Wenn schlichte Entscheidungen zu Fragen der Ehre verklärt werden, steht es meist nicht gut um ein politisches Projekt. Natürlich sollten der Türkei für ihren Beitritt keine Sonderkonditionen eingeräumt werden. Es wäre aber viel gewonnen, wenn einer der wichtigeren europäischen Regierungschefs den Türken signalisieren würde: Ihr seid im Prinzip willkommen in der EU.
Er müsste dazu nur die schlichte Wahrheit wiederholen, die Joost Lagendijk, Türkei-Beauftragter im Europäischen Parlament, so formuliert: "Es wird gern so getan, als handele es sich bei der Aufnahme der Türkei um ein Sozialprojekt der EU. Aber in Wahrheit geht es hier um gemeinsame Interessen."
Der lange Weg nach Europa
Ost-West-Straße: Der lange Weg der Türkei nach Europa
1963: Assoziationsabkommen zwischen der Türkei und der Europäischen Gemeinschaft.
1995: Zollunion zwischen EU und Türkei; freier Warenverkehr.
1999: Die EU-Kommission räumt der Türkei offiziell den Status eines Beitrittslandes ein.
2004: Die Kommission stellt fest, dass die Türkei die Kopenhagener Kriterien in ausreichendem Maße erfüllt. Das ist die Voraussetzung für die Aufnahme von Beitrittsverhandlungen.
-> Die Kopenhagener Kriterien: ... wie institutionelle Stabilität, demokratische und rechtsstaatliche Ordnung, Wahrung der Menschenrechte. Schutz von Minderheiten, Marktwirtschaft und die Fähigkeit, dem Wettbewerbsdruck innerhalb der EU standzuhalten.
2005: Beginn der Beitrittsverhandlungen. Wichtigster Bestandteil: Umsetzung des EU-Gemeinschaftsrechts in türkische Gesetze.
-> Umsetzung des Gemeinschaftsrechts: Die mehreren zehntausend Seiten mit EU-Vorschriften wurden für die Beitrittsverhandlungen mit der Türkei in 35 Kapitel unterteilt, von Patentrecht bis Umweltschutz. Bisher sind die Verhandlungen zu einem Kapitel beendet (Wissenschaft) und zu drei weiteren eröffnet worden.

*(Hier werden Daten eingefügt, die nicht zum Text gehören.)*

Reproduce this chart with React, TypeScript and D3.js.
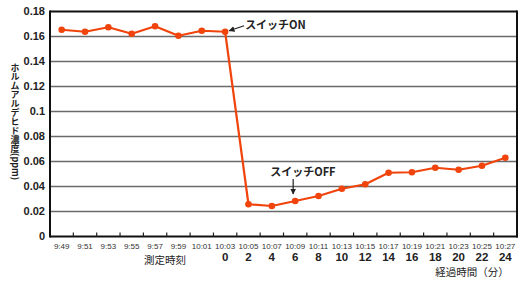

2006: Aus Protest gegen die Sperrung türkischer Flug- und Seehäfen für das EU-Mitglied Zypern setzt die Europäische Union die Verhandlungen mit der Türkei teilweise aus. Acht von 35 Beitrittskapiteln werden vorerst auf Eis gelegt. Sie betreffen vor allem Wirtschaftsfragen.
Zwischen 2010 und 2015: Möglicher Abschluss der Beitrittsverhandlungen. Nun müssen die EU-Staaten einstimmig die Aufnahme der Türkei beschließen. Unter anderen in Frankreich ist dazu eine Volksabstimmung vorgeschrieben.
Zwischen 2015 und 2020: Realistischer Zeitraum für einen Beitritt der Türkei.
Nach 2020: Im Anschluss an eine Übergangsfrist dürfen türkische Bürger überall in der EU leben und arbeiten.